* PROBLEM STATEMENT: List each line in which the string "matplotlib" appears.

* SUPPLIED INFORMATION:
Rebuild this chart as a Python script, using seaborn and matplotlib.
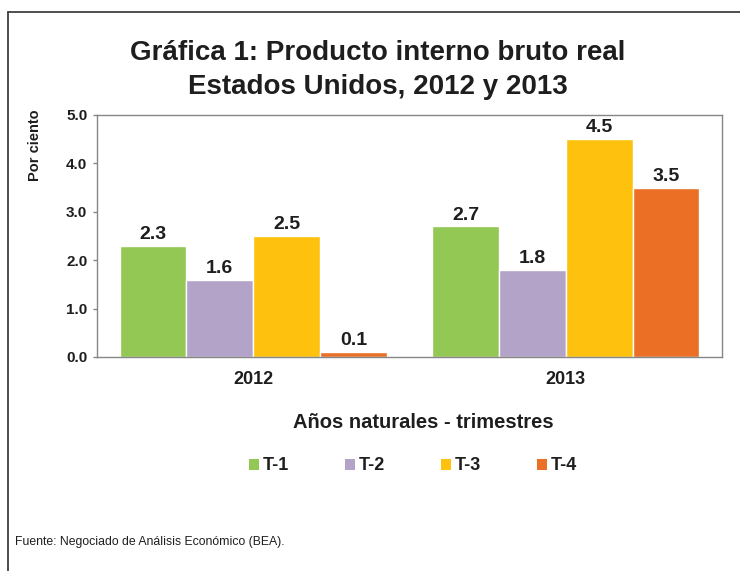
import pandas as pd
import matplotlib.pyplot as plt
import seaborn as sns
from matplotlib.lines import Line2D
from matplotlib.patches import Patch

years = ['2012', '2013']
quarters = ['T-1', 'T-2', 'T-3', 'T-4']
pib_2012 = [2.3, 1.6, 2.5, 0.1]
pib_2013 = [2.7, 1.8, 4.5, 3.5]
colores = ['#92C853', '#B3A3C8', '#FEC10E', '#EB7026']

df = pd.DataFrame({
    'anio': [years[0]] * 4 + [years[1]] * 4,
    'trimestre': quarters * 2,
    'valor': pib_2012 + pib_2013,
})

sns.set_style('white')
plt.rcParams['font.family'] = ['Liberation Sans', 'DejaVu Sans']
negro = '#1e1e1e'

fig = plt.figure(figsize=(7.4, 5.71), dpi=100)
ax = fig.add_axes([97 / 740, 1 - 357 / 571, 625 / 740, 242 / 571])

sns.barplot(data=df, x='anio', y='valor', hue='trimestre', order=years,
            hue_order=quarters, palette=colores, width=0.855, saturation=1,
            edgecolor='white', linewidth=1, legend=False, ax=ax)

for c in ax.containers:
    ax.bar_label(c, fmt='%.1f', padding=2, fontsize=14, fontweight='bold',
                 color=negro)

ax.set_ylim(0, 5)
ax.set_yticks([0, 1, 2, 3, 4, 5])
ax.set_yticklabels(['0.0', '1.0', '2.0', '3.0', '4.0', '5.0'],
                   fontsize=11, fontweight='bold', color=negro)
for lab in ax.get_xticklabels():
    lab.set_fontsize(13)
    lab.set_fontweight('bold')
    lab.set_color(negro)
ax.tick_params(axis='y', length=3, width=1, color='#868686', pad=4, left=True)
ax.tick_params(axis='x', length=0, pad=10)
for s in ax.spines.values():
    s.set_color('#868686')
    s.set_linewidth(1)

ax.set_xlabel('')
ax.set_ylabel('Por ciento', fontsize=10.5, fontweight='bold', color=negro)
ax.yaxis.set_label_coords(-0.088, 0.876)

fig.text(378 / 740, 1 - 53 / 571, 'Gráfica 1: Producto interno bruto real',
         ha='center', va='center', fontsize=20, fontweight='bold', color=negro)
fig.text(378 / 740, 1 - 87 / 571, 'Estados Unidos, 2012 y 2013',
         ha='center', va='center', fontsize=20, fontweight='bold', color=negro)

fig.text(423 / 740, 1 - 422 / 571, 'Años naturales - trimestres',
         ha='center', va='center', fontsize=14.5, fontweight='bold', color=negro)

handles = [Patch(facecolor=col, edgecolor='none', label=q)
           for q, col in zip(quarters, colores)]
leg = fig.legend(handles=handles, loc='center', ncol=4,
                 bbox_to_anchor=(413 / 740, 1 - 466 / 571), frameon=False,
                 handlelength=0.55, handleheight=0.55, handletextpad=0.2,
                 columnspacing=3.1, prop={'size': 13, 'weight': 'bold'})
for t in leg.get_texts():
    t.set_color(negro)

fig.text(15 / 740, 1 - 542 / 571, 'Fuente: Negociado de Análisis Económico (BEA).',
         ha='left', va='center', fontsize=8.8, color=negro,
         family=['Liberation Sans Narrow', 'Liberation Sans'])

# marco exterior
fig.add_artist(Line2D([8 / 740, 8 / 740], [0, 1 - 12 / 571],
                      transform=fig.transFigure, color='#404040', linewidth=1.3))
fig.add_artist(Line2D([8 / 740, 1], [1 - 12 / 571, 1 - 12 / 571],
                      transform=fig.transFigure, color='#404040', linewidth=1.3))

fig.savefig('out.png', dpi=100)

* TASK ANSWER:
Rebuild this chart as a Python script, using seaborn and matplotlib.
import matplotlib.pyplot as plt
from matplotlib.lines import Line2D
from matplotlib.patches import Patch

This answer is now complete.